(Ketika Kekuasaan Kehilangan Arah dan Nurani)
Kolom Stef Yurzal E. Wondiwoy
“Pikiranku… jatuh ke bawah kolong meja,” ujar seorang pemimpin dalam sepi ruang sidang. Tak ada tawa. Tak ada protes. Hanya diam yang menggantung. Karena mungkin, yang ia katakan… benar adanya.
Di negeri ini, kekuasaan sering kali duduk di balik meja kayu besar:
tempat proposal disetujui, anggaran disahkan, dan kebijakan dilahirkan.
Namun tak jarang, di balik kemegahan meja itu, tersembunyi kolong gelap—
tempat nurani dan logika terselip diam-diam.
Bukan karena lupa,
tetapi karena sengaja dibuang.
Meja Kekuasaan, Kolong Kepalsuan
Meja kekuasaan sering tampak rapi dari luar: tumpukan kertas, laptop mengilap, grafik pertumbuhan ekonomi.
Tapi di bawahnya, di kolong yang tak tersorot kamera, tersimpan sesuatu yang lebih jujur: amplop-amplop licin,
daftar nama yang dihapus dari bantuan sosial, hingga janji-janji politik yang berubah menjadi dokumen legal tak bermakna.
Sang pemimpin bicara tentang pertumbuhan, tapi rakyat tak tumbuh.
Ia bicara tentang pembangunan,
tapi jalan ke rumah warga masih becek,
anak-anak masih sekolah di bangunan yang nyaris rubuh.
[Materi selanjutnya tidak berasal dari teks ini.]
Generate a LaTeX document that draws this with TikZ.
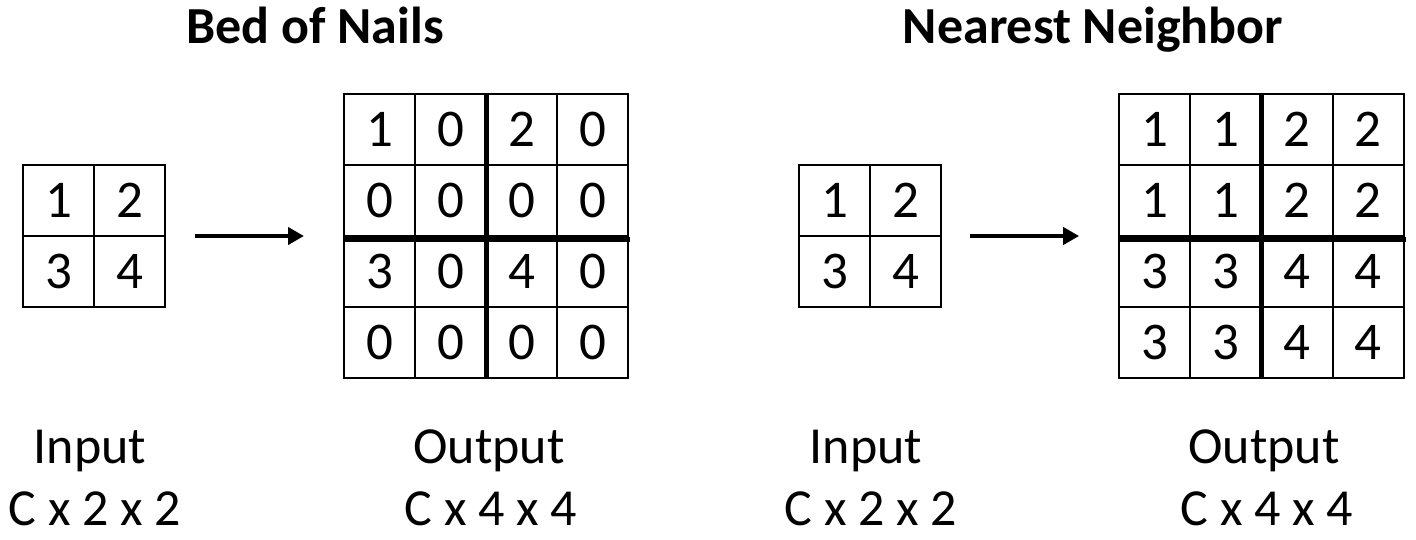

Jika ada yang bertanya kenapa keputusan-keputusan itu begitu jauh dari nalar rakyat, mungkin jawabannya sederhana: pikirannya memang tidak lagi berada di atas meja—
ia telah hilang di bawah kolongnya.
Kekuasaan yang Kehilangan Pikiran
Pemimpin yang baik tak harus tahu segalanya,.tapi ia harus tahu ke mana harus berpikir. Ia harus peka pada realitas, bukan sibuk membangun citra.
Sayangnya, banyak yang naik ke tampuk kekuasaan membawa janji,
tapi tak membawa pikiran jernih.
Visi politik menjadi ilusi,
dan keberpihakan hanya formalitas dalam dokumen negara.
Kehilangan pikiran bukan hanya soal kurang cerdas. Ini tentang kehilangan arah, kehilangan empati, kehilangan keberanian untuk berkata, “Aku salah.”
Dan yang menyedihkan,
banyak pemimpin justru merasa paling benar— ketika pikirannya sudah lama hilang.
Apakah Pikiran Itu Bisa Ditemukan Kembali?
Bisa. Tapi tak mudah.
Butuh keberanian untuk membongkar meja kekuasaan, menyingkap kolongnya, dan mengakui bahwa selama ini kita terlalu sibuk bersolek, terlalu asyik merayakan pencitraan,
hingga lupa bahwa rakyat sedang bertahan hidup dengan harga sembako yang kian menggila.
Pikiran yang sehat hanya bisa tumbuh di ruang yang jujur..Dan ruang jujur hanya bisa lahir dari hati yang bersedia mendengar,.bukan hanya berbicara.
Kita Semua Punya Meja
Pada akhirnya, “kolong meja” bukan hanya milik para pemimpin. Ia bisa muncul dalam bentuk apa pun:
meja redaksi yang menyensor kebenaran, meja guru yang tak punya kebebasan mengajar, meja birokrasi yang memberatkan rakyat kecil.
Dan jika kita tidak hati-hati,
kita pun bisa kehilangan pikiran kita sendiri— lupa bahwa hidup bukan hanya tentang aman, tapi tentang benar serta jujur dalam pribadi kita masing-masing.
Maka, sebelum semuanya tenggelam makin dalam,.mari kita tunduk sejenak.
Lihat ke bawah meja kita masing-masing. Siapa tahu, ada sesuatu yang tertinggal di sana. Dan siapa tahu, itu adalah pikiran kita yang dulu pernah jernih.